For a fixed power input, is it better to hit something with a light rod or a heavy rod? My friends and I got into an argument about whether it was more damaging to hit an object with a heavy rod or a light rod. The sides of the argument go something like:
"If you swing the light rod, you'll be able to swing it much faster and therefore do the most damage!"
"Yes, but if it's too light there won't be enough mass behind it and it won't damage as much!"
I have been toying around with this question for a few months and I have yet to come up with a satisfactory answer. I'm setting up the problem like this:
Person A is swinging a rigid rod of mass $m$ and fixed length $L$ at Object B located at a fixed distance $d$ away. Imagine Person A is swinging the rod much like a baseball player would swing to hit a ball. Person A has a fixed power $P$ to input to the rod over distance $d$ before making impact with Object B.
Given input power $P$, rod length $L$, and swing distance $d$, what is the optimal mass $m$ of the rod to maximize the damage of Object B?
For simplicity, I'm modeling the power application to be over a linear rather than angular distance, and I'm modeling Object B as a spring with spring constant $k$ attached to a fixed wall. Effects of gravity should be ignored. Also, for now ignore the constraints of human strength and assume we can swing anything as heavy as we like.
 A: It's better to be hit more slowly with a heavier object.
Your comment to Raindrop's answer pinpoints the issue. When the object hits you, your flesh reacts to the impact with a certain timescale. With slower velocities your flesh moves out the way, but at higher velocities the flesh cannot move fast enough and you get localised damage. To illustrate this imagine being hit slowly with a lead pipe or fast with a whip. The slow impact with the lead pipe will do little damage but the whip will cause inury. I can speak from experience having been hit by a whip whilst fooling around at a riding school, and it flipping hurt and raised a weal!

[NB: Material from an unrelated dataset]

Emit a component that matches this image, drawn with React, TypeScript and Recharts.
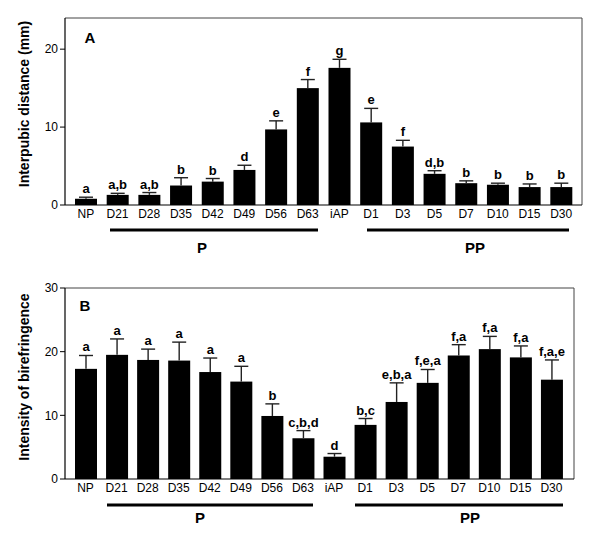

However your question is physically a bit unrealistic. I cannot put the same amount of energy into a riding crop as a I can a lead bar because there is a limit to how fast I can move my arm. That means I can do a lot more damage with a lead bar than with a whip simply because it's possible to concentrate far more energy in it.
You also need to be careful to eliminate the effect of gravity. Unless you swing your cudgel exactly horizontally there will be some contribution to its energy from gravity. Because the force exerted by gravity is proportional to the mass of the object, the heavier object will end up with more energy and do more damage.

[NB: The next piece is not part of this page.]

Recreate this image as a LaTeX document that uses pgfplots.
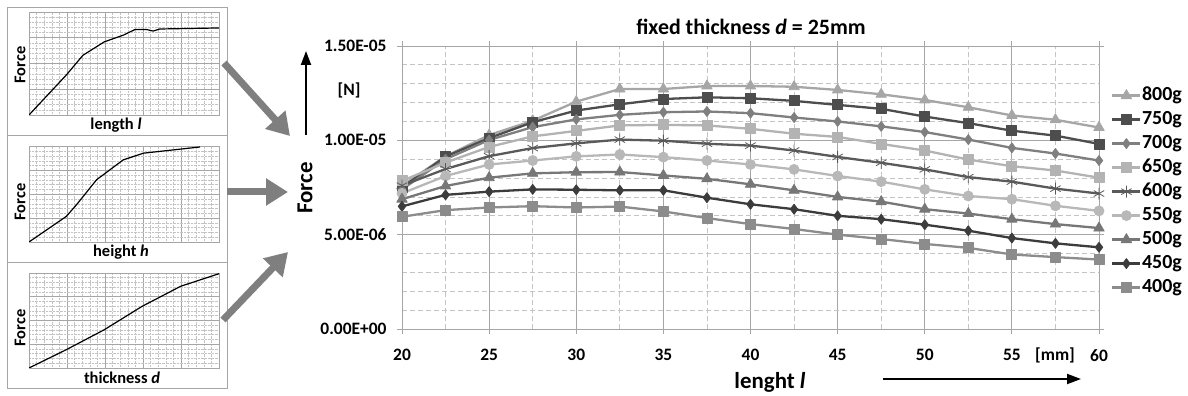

A: Think of it this way: we have to lift the rod up first, and then down (so that it's faster)
If you have a heavy rod, you get to add lots of energy to it when you lift it up (E=mgh)
So when you're bringing it down, assuming the time for impact, $t_{impact}$ with the person you're beating is same for both light and heavy rod, you want to maximize the force exerted on that person, $F_{impact}$.
Note the equation for 
change of momentum, $$\Delta p=m\Delta v=F_{impact}t_{impact} $$
if $m$ is larger, then $F_{impact}$ is larger
If you swing it at constant height, $W=\int P dt$ so the more time you have to swing the bat, the more energy you put into the bat. Since it would take a longer time to swing the heavier bat (F=ma, it accelerates slower), you get to put much more energy into the bat before it hits your target. So it'll have more kinetic energy $0.5 m v^2$ which means larger $mv$ which means larger $F_{impact}t_{impact}$ which means larger $F_{impact}$.
An 'optimal mass' would depend on gravitational force $GMm/r^2$.
You want the mass to be such that it is as large as possible without missing your target (e.g. falling to the ground before hitting your target) 
This is a trajectory problem, if your power is applied horizontally (and doesn't help your bat to move upwards) then your optimal mass will depend on the power supplied, $P$.